Addressing a stakeholder’s forum in a Murang’a hotel over the weekend, the Chief Executive Officer of Partnership for Peace and Security, Tony Ng’ang’a, noted that the localization of the action plan that was implemented around UN Security Council Resolution 1325 on women’s peace and security will address and respond to the rising needs of women in peace and security in the county.

“The women’s peace and security agenda is a critical agenda the world over, and that is why the United Nations Security Council Resolution (UNSCR) 1325 that recognizes that armed conflict impacts women differently from men was unanimously adopted by the Security Council in 2000,” he said.

“Therefore, he added, the localization of this action plan seeks to achieve and address women’s inclusion in matters of empowerment, increased participation in decision-making, and peace processes in Murang’a County.”

The action plan will provide a framework to amplify the voices of women at the grassroots, country, and national levels and align with the Leave no one behind principle by reaching the furthest first.

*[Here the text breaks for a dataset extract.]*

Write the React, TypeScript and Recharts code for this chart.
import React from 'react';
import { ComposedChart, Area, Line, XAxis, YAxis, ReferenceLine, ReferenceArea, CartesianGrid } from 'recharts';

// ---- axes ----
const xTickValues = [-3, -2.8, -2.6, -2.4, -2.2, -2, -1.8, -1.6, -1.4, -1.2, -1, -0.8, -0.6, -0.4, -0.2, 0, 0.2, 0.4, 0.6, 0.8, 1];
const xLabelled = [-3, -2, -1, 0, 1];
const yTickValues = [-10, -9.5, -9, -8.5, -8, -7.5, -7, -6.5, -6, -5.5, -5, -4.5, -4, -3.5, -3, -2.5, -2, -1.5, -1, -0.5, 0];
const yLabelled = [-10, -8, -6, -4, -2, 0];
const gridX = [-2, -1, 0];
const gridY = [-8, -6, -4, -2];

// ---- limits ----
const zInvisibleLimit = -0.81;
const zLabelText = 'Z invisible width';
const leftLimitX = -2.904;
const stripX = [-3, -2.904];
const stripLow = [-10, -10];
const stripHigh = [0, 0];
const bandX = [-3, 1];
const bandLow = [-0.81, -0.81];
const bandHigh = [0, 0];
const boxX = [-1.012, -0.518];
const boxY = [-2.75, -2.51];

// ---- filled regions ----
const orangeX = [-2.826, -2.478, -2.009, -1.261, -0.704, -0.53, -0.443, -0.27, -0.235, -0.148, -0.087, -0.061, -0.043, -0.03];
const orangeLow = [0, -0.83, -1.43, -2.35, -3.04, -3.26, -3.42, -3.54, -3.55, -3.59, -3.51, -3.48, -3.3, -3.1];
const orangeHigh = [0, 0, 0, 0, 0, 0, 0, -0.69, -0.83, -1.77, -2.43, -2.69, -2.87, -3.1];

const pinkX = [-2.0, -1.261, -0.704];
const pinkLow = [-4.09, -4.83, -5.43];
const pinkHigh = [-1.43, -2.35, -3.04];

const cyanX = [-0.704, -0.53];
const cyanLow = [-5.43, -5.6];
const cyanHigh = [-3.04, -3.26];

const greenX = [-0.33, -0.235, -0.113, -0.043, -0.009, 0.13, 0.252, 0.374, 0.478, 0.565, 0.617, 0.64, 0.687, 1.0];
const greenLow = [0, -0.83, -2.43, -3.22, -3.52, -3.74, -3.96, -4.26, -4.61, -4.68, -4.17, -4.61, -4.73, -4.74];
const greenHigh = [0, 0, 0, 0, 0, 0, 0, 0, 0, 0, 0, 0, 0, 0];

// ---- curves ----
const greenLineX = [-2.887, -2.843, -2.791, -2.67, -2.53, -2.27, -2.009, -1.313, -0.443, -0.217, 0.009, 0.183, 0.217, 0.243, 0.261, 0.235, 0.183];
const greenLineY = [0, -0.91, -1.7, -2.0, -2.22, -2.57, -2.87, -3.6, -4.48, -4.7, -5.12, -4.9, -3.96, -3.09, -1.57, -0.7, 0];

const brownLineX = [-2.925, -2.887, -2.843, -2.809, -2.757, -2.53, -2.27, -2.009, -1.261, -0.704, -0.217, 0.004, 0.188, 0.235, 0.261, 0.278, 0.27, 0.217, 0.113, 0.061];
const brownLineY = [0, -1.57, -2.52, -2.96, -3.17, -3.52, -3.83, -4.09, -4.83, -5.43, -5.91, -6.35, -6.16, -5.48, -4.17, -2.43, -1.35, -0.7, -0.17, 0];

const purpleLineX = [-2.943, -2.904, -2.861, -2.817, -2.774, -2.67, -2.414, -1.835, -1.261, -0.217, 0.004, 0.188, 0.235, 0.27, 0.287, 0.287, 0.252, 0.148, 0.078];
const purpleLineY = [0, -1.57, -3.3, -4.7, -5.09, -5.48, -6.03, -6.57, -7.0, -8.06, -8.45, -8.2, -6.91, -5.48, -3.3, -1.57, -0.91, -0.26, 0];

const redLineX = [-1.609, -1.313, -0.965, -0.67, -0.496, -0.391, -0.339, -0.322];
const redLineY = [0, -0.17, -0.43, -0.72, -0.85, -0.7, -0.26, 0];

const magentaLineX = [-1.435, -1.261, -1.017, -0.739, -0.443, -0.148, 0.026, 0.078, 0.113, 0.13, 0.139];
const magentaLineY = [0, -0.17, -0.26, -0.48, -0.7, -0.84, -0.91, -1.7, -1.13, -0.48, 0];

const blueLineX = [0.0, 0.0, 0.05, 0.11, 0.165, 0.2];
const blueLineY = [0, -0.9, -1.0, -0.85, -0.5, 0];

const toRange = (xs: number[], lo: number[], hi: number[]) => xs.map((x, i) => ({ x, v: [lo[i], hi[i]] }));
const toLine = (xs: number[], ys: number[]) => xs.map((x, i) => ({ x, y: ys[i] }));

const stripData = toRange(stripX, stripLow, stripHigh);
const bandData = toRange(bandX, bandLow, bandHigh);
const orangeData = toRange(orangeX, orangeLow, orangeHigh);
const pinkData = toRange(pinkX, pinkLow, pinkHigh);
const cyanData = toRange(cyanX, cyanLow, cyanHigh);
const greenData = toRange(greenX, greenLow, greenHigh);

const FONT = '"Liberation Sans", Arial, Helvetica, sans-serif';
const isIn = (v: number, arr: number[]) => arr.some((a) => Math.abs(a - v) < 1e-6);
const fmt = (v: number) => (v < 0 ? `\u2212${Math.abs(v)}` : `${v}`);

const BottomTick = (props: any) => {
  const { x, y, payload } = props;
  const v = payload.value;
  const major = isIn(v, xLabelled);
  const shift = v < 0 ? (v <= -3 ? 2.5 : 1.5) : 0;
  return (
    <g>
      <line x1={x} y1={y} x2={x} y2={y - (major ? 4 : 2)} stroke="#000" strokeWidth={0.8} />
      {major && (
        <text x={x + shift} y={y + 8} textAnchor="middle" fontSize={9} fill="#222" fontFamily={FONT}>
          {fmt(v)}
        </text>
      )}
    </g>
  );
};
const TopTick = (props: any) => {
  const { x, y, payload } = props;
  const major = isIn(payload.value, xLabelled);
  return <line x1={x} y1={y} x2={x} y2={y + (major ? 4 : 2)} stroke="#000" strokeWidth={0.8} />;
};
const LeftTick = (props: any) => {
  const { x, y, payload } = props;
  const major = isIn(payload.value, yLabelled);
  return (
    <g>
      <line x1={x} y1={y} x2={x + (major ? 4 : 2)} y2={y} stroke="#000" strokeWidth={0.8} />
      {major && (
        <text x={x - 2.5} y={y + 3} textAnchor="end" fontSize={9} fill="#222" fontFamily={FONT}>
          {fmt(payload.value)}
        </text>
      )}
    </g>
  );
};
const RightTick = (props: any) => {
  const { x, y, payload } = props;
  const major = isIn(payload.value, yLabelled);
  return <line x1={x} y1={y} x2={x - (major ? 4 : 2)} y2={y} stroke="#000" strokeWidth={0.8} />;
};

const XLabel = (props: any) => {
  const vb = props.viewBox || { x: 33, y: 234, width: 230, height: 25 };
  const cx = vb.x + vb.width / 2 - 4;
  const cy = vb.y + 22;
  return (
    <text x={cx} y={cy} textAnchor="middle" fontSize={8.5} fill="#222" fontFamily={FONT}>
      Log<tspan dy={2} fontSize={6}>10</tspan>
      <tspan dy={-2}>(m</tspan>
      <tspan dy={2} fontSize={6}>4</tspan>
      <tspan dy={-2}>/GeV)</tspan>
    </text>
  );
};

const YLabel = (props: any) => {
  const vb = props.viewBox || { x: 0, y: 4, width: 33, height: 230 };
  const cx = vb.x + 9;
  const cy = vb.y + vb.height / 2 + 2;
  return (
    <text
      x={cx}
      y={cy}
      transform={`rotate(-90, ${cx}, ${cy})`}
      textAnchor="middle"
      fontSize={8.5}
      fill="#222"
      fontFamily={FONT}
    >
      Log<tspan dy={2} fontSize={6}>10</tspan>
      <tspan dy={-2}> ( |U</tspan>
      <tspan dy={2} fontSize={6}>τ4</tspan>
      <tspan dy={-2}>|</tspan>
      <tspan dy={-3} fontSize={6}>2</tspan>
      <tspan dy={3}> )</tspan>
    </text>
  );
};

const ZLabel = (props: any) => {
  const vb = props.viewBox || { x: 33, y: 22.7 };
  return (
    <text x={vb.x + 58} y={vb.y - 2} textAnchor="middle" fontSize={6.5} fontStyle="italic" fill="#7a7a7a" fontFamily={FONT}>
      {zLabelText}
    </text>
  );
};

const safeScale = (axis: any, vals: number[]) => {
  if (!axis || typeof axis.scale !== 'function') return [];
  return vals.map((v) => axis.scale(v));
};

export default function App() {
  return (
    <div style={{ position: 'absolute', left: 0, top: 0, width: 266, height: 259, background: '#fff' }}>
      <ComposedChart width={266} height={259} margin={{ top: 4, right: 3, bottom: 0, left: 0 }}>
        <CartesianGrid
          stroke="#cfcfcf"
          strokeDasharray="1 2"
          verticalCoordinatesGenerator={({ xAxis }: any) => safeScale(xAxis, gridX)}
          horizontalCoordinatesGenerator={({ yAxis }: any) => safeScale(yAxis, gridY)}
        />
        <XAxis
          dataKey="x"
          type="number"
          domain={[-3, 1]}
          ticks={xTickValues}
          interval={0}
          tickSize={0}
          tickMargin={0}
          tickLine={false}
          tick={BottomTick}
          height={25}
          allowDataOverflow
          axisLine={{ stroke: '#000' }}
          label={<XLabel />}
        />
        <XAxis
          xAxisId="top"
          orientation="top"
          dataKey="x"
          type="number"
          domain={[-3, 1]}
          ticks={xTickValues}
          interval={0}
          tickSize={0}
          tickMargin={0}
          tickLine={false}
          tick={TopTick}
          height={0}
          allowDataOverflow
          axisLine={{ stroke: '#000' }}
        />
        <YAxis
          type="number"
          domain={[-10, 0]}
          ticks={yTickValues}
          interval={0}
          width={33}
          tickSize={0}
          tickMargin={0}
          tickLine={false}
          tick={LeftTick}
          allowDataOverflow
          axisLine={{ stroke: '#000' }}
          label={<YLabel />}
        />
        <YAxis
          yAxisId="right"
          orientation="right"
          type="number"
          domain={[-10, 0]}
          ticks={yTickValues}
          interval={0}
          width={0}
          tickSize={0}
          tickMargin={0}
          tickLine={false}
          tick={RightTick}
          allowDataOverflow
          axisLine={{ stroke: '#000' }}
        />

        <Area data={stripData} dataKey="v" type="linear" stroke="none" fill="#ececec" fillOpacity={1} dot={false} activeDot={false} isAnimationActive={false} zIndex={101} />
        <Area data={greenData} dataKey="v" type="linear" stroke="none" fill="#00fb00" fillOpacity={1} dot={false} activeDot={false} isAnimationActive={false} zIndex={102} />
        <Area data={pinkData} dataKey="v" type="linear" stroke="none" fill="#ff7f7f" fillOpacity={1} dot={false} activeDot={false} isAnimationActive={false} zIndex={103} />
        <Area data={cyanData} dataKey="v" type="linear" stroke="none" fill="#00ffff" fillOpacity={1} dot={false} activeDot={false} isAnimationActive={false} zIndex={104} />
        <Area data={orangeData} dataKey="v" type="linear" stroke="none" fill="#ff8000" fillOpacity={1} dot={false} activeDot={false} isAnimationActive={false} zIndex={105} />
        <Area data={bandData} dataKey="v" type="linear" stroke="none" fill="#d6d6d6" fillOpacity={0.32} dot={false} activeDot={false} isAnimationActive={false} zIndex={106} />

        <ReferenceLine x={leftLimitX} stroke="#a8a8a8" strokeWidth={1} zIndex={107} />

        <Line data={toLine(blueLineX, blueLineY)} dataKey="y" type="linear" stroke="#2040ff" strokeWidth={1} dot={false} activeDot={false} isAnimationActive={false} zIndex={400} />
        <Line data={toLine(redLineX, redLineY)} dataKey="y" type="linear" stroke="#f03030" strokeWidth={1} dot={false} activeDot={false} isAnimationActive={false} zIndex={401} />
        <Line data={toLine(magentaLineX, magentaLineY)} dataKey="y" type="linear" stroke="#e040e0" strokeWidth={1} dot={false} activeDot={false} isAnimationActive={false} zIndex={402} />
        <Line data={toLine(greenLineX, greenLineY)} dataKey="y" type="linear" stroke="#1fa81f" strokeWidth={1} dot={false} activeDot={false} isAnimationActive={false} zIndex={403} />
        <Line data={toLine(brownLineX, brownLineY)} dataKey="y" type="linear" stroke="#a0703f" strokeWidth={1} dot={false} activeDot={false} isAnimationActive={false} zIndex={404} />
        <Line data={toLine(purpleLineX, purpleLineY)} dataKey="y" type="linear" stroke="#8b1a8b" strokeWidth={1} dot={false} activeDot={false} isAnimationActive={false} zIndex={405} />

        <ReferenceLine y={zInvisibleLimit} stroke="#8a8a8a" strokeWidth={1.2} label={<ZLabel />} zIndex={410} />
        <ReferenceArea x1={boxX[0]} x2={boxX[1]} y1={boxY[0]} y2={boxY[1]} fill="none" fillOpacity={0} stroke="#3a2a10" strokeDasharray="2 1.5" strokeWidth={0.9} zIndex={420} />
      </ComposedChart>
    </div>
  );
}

“Once the action plan is developed and endorsed at the county level, it will also seek to strengthen women-led organizations and the existing peace committee structures that will play a huge role in supporting the women’s peace and security processes within the county, “he noted.

Ng’ang’a observed that peace is paramount for any well-functioning society and starts with self, goes down to good relations with neighbors, and translates into a well-functioning government, equitable distribution of resources, free flow of information, high levels of human capital, acceptance of others’ rights, a sound business environment, and low levels of corruption.

“Women’s peace and security agenda is an important conversation as it will help achieve the 2030 agenda for sustainable development goals (SDG) adopted by world leaders in 2015 so as to achieve SDGs 5, 16, and 17 designed to end poverty, hunger, aids, discrimination against women and girls, and prioritize the progress of those who are furthest behind.”

Localization of the action plan on women’s peace and security will also enhance policies that will ensure improved prevention of and response to sexual and gender-based violence in the county that is currently struggling with teen pregnancies, abuse of life through drugs, and violence, amongst others.

Additionally, the action plan revolves around the four pillars of participation and promotion of women at all decision-making levels and institutions, prevention of conflict and all forms of violence, and more so sexual and gender-based violence against girls, women, and vulnerable groups.

Moreover, the protection of women and girls in situations of conflict, relief, and recovery by ensuring the inclusion and participation of women in humanitarian settings through a gender-responsive approach has been highlighted as the fourth pillar of the action plan.

The three-day forum had representation drawn from the national and county governments, the office of the county commissioner, the county assembly, civil society groups, faith-based organizations, women’s groups, and other state and non-state agencies.